The marketing push has advertised it as Guy Ritchie’s return to form, a London-based crime caper with dapper gents and profanities to spare. The trailers lean on the all-star cast — Matthew McConaughey, Charlie Hunnam, Hugh Grant, Henry Golding, Colin Farrell and Michelle Dockery (in a typically thankless Ritchie-lone-woman role) — and edit the best scenes together to make the film seem wild and hilarious.
If only that were so.
The Gentlemen wishes it were Ritchie’s return to form. After a decade of big-budget misfires, it can most generously be described as Tarantino-lite. Ritchie’s wobbly ruminations on male middle age don’t come anywhere close to Tarantino’s soft and somber contemplations in Once Upon a Time … In Hollywood. Not to mention that the casual, lazy racism Ritchie deploys to make Asian gangsters the film’s villains is so cringe-y and dated that it’s a little alarming no one questioned it and told him maybe, just maybe, he should leave those backward Yellow Panic stereotypes in the ’90s. (Justice for Henry Golding, who deserves so much more than the pile of racist shit he’s given here.)
That, in a nutshell, is the Bad and the Ugly. The Good is the one reason you should see this movie.
The Good is Charlie Hunnam.
Before The Gentlemen, I did not get Charlie Hunnam. I never watched Sons of Anarchy, and up until I looked at his IMDb page last night, I legitimately forgot I’d seen the majority of his movies — including Crimson Peak, the movie Evan and I went to see literally 30 minutes after he proposed to me. I barely remembered he was in Triple Frontier because I couldn’t quite place which generic blond played the brother of similarly generic blond Garrett Hedlund. For most of his career, it’s clear I’ve found Hunnam to be pretty forgettable.
Not so anymore!
The Gentlemen is a completely different movie when Hunnam’s Raymond is on the screen. He is suave. He is magnetic. He is electrifying, even when staring down Hugh Grant as the older actor recounts the majority of the movie’s action to him in a pace-killing framing device. He wears a waistcoat and grills Wagyu steak, which he pulls from a freezer that also happens to contain a frozen body. He slicks back his hair, primly fiddles with his glasses like he’s the second coming of Rupert Giles from Buffy the Vampire Slayer and gets shit done.

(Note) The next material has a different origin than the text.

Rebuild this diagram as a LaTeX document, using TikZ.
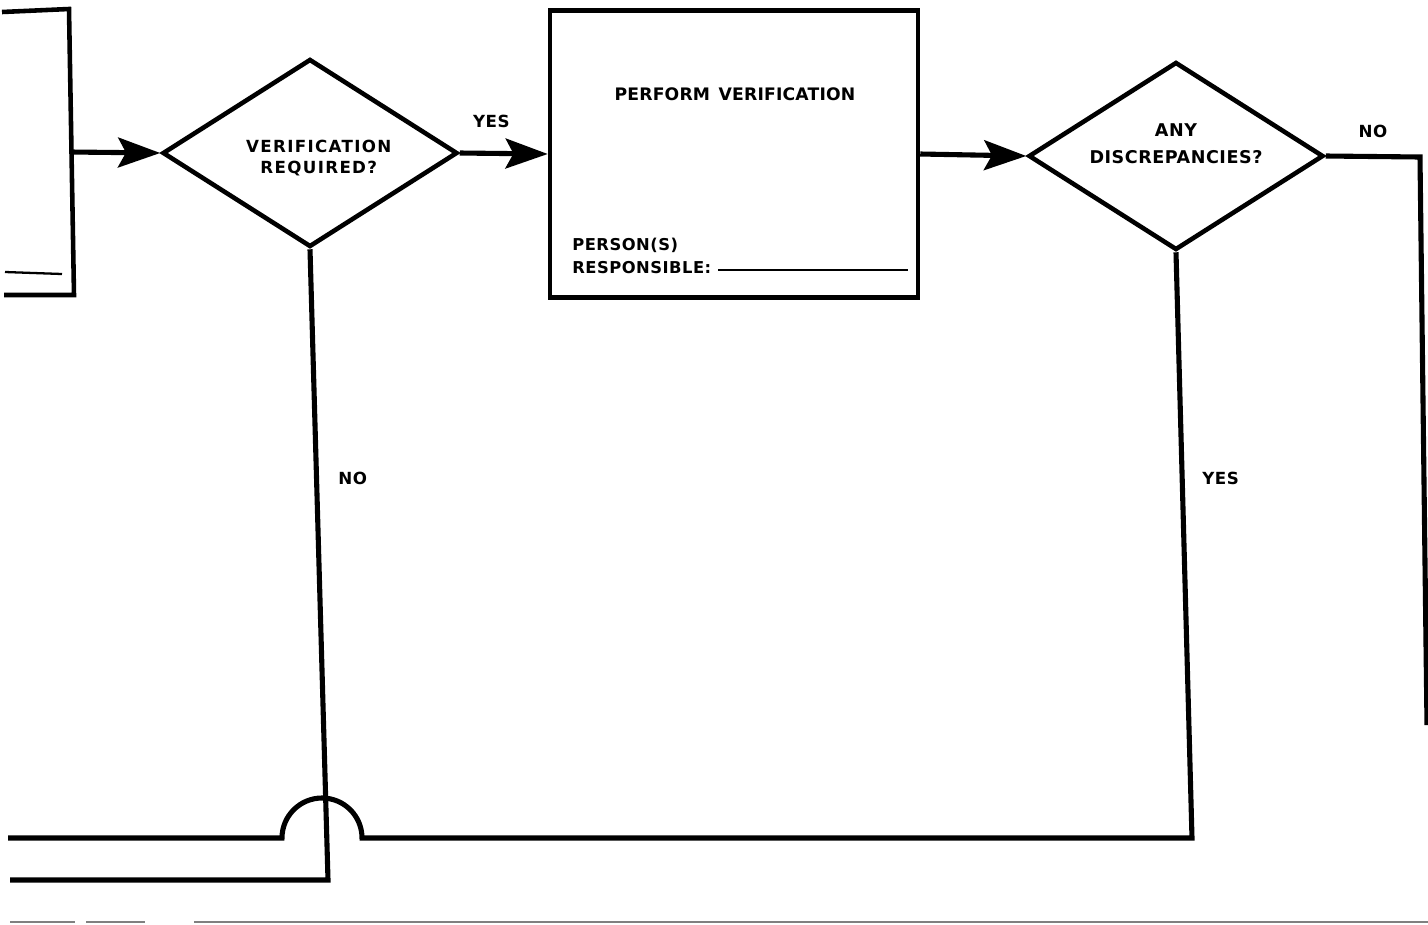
\documentclass[tikz,border=0pt]{standalone}
\usepackage{fontspec}
\setmainfont{DejaVu Sans}
\newfontfamily\chartfont[LetterSpace=3]{DejaVu Sans}
\usetikzlibrary{arrows.meta, shapes.geometric, positioning}

\begin{document}
\begin{tikzpicture}[x=0.02cm, y=-0.02cm,
				shp/.style={draw, black, line width=2.6pt},
				qbox/.style={shp, diamond, aspect=1.57, minimum width=5.9cm, minimum height=3.76cm,
					inner sep=0pt},
				fl/.style={-{Stealth[length=24pt, width=17pt, inset=4.5pt]}, line width=2.9pt},
				ln/.style={line width=2.9pt, line join=miter},
				lbl/.style={inner sep=0pt, align=center, font=\chartfont\bfseries\fontsize{9.5}{13}\selectfont}]
				
				\useasboundingbox (0,0) rectangle (1428,924);
				
				%--- Previous step (cut off at the left edge) ---
				\draw[shp] (2,12) -- (69,9) -- (74,295) -- (4,295);
				\draw[line width=1.3pt] (5,272) -- (62,274);
				\coordinate (prevout) at (71,152);
				
				%--- Decision: verification required? ---
				\node[qbox] (reqd) at (310,153) {};
				\node[lbl, font=\chartfont\bfseries\fontsize{9.5}{12}\selectfont\addfontfeature{LetterSpace=8}]
				(reqdtext) at ([xshift=5pt, yshift=-3pt]reqd.center) {VERIFICATION\\REQUIRED?};
				
				%--- Perform verification ---
				\node[shp, minimum width=7.36cm, minimum height=5.74cm] (perf) at (734,154) {};
				\node[lbl, font=\chartfont\bfseries\fontsize{9.8}{13}\selectfont\addfontfeature{LetterSpace=1}]
				(perftitle) at (735,94) {PERFORM\enspace VERIFICATION};
				\node[lbl, align=left, anchor=north west, font=\chartfont\bfseries\fontsize{9.3}{13}\selectfont]
				(persons) at (572,238) {PERSON(S)\\RESPONSIBLE:};
				\draw[line width=1.2pt] (718,270) -- (908,270);
				
				%--- Decision: any discrepancies? ---
				\node[qbox] (disc) at (1176,156) {};
				\node[lbl, font=\chartfont\bfseries\fontsize{10}{15}\selectfont\addfontfeature{LetterSpace=3}]
				(disctext) at ([yshift=7pt]disc.center) {ANY\\DISCREPANCIES?};
				
				%--- Free ends of the flow lines ---
				\coordinate (noturn) at (1420,157);
				\coordinate (noend) at (1427,725);
				\coordinate (yesturn) at (1192,838);
				\coordinate (yesend) at (8,838);
				\coordinate (skipturn) at (328,880);
				\coordinate (skipend) at (10,880);
				
				%--- Connectors ---
				\draw[fl] (prevout) -- (reqd.west);
				\draw[fl] (reqd.east) -- node[lbl, pos=0.36, above=13pt]{YES} (perf.west);
				\draw[fl] (perf.east) -- (disc.west);
				\draw[ln] (disc.east) -- node[lbl, pos=0.5, above=9.5pt]{NO} (noturn) -- (noend);
				\draw[ln] (disc.south) -- node[lbl, pos=0.386, right=10pt]{YES} (yesturn)
				-- (362,838) arc (0:-180:40) -- (yesend);
				\draw[ln] (reqd.south) -- node[lbl, pos=0.364, right=11pt]{NO} (skipturn) -- (skipend);
				
				%--- Page edge ---
				\draw[gray, line width=0.9pt] (10,922) -- (75,922) (86,922) -- (145,922) (194,922) -- (1428,922);
			\end{tikzpicture}
\end{document}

He is … everything.
As the right-hand man of McConaughey’s weed kingpin Mickey, Raymond is in the background of almost every scene, and even then you can’t take your eyes off of him. When he gets his big showdown moment, the movie feels like it has stakes for the first time and like there’s a better movie buried deep within the mediocrity. There is no doubt that The Gentlemen would have benefited from focusing 50% more on Raymond and 50% less on Mickey. Mr. “Alright, Alright, Alright” sleeps through his role, whereas Hunnam knows he’s perfectly cast and knows he has to give it his all to make this stand out. And boy, does he.
Hunnam carries the burden of a fairly flat movie on his not inconsiderable shoulders. Without him, The Gentlemen wouldn’t work at all, wouldn’t be memorable, wouldn’t even be worth talking about apart from rightfully ripping it a new one for its unbelievably terrible treatment of its non-white characters.
We’re in the middle of cinema’s dry season. The Gentlemen fits the January ticket — not great, but still pretty enjoyable. But Hunnam might be just the thing to wet your whistle as we wait for the spring blockbusters to come in from the cold. Might as well treat yourself to this tall glass of water while it’s here.